- Country: United States
- Language: English
- Genre: Horror

Publication
- Published in: Rolling Stone (first release), Skeleton Crew (limited edition)
- Publication type: Magazine (first release)
- Media type: Print (magazine and paperback)
- Publication date: 1984

= The Revelations of 'Becka Paulson =

Short story by Stephen King

"The Revelations of 'Becka Paulson" is a 1984 horror short story by American writer Stephen King.

== Publication ==
"The Revelations of 'Becka Paulson" was first published in the July 19 to August 2, 1984 issues of Rolling Stone magazine. It was included in a limited edition of King's 1985 collection Skeleton Crew published by Scream Press. The story was reworked and incorporated as a subplot in King's 1987 book The Tommyknockers. In 1991, "The Revelations of 'Becka Paulson" was included in the anthology "I Shudder At Your Touch" edited by Michele Slung.

== Plot summary ==
Rebecca "'Becka" Paulson accidentally shoots herself in the head with her husband Joe's target pistol while spring cleaning.
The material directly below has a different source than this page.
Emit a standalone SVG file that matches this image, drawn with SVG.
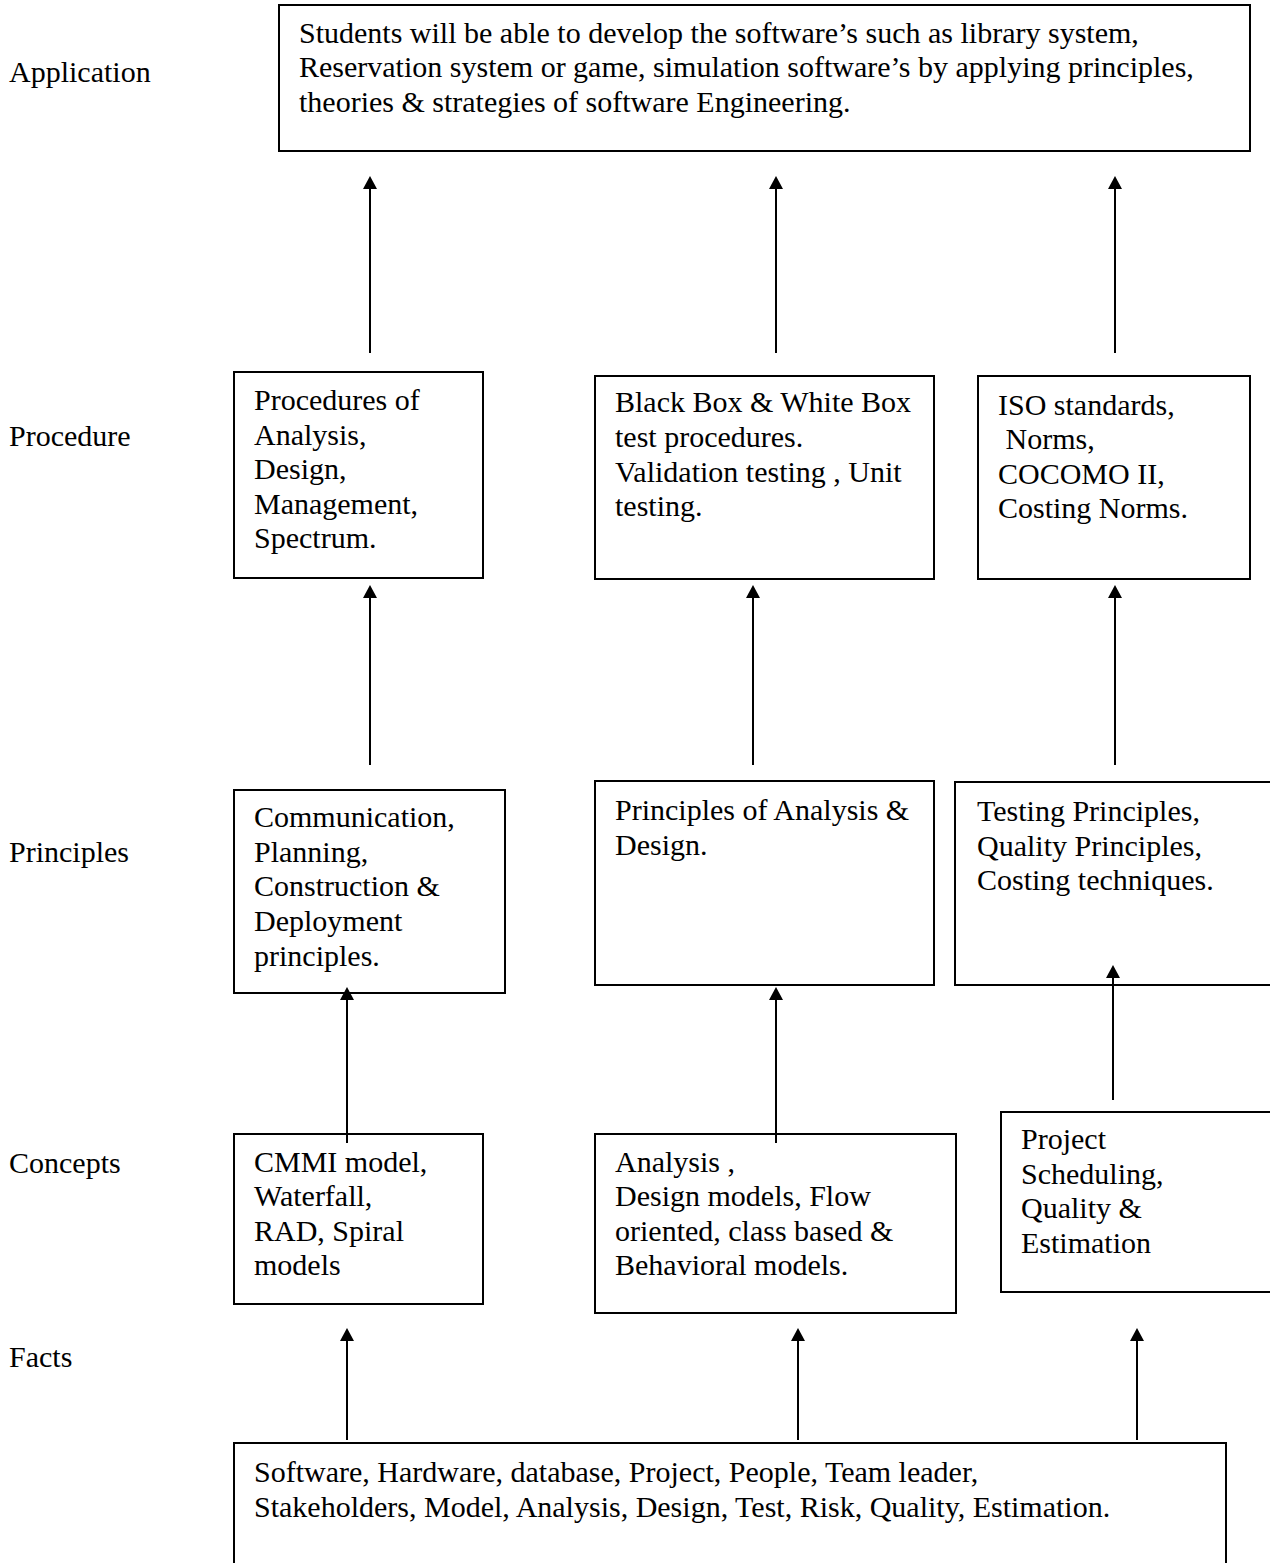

The .22 Winchester Rimfire bullet lodges in her brain, and begins to have some strange effects. In a stroke of "luck", the bullet does not kill 'Becka, but her severe brain damage causes her to begin to hallucinate that the 3D picture of Jesus on top of the TV is talking to her. Over the following weeks, Jesus proceeds to tell her the deepest secrets of everyone she comes into contact with.

Jesus tells 'Becka that Joe is having an affair with Nancy Voss, who works at the local post office. Under the instruction of Jesus, 'Becka opens up the Paulson's television set and rewires it to fatally electrocute whoever touches the knob. After Joe's afternoon nap, he walks into the living room and goes to turn on the television, resulting in a gruesome scene where his body starts to burn to a crisp, turning black with his hair starting to smoke. As 'Becka watches Joe burst into flames, and the picture of Jesus explodes, she realizes that everything Jesus had told her was made-up and all in her head, caused by the bullet embedded in her brain. 'Becka, with a sudden change of heart, jumps up to try to save Joe, electrocuting herself in the process, and the two fall dead, the victim of a tragic quirk of fate that was in the end far from lucky.

== Adaptations ==
The story was adapted into a June 1997 episode of the television series The Outer Limits; Brad Wright wrote the teleplay, and Steven Weber directed. In July 2020, Deadline Hollywood reported that The CW is adapting the story into a one-hour drama series titled Revelations. However, The CW later passed on the show.

== Reception==
Algis Budrys states that "The Revelations of 'Becka Paulson" "goes along just fine until the ending, which is so much less than what we have been built up for".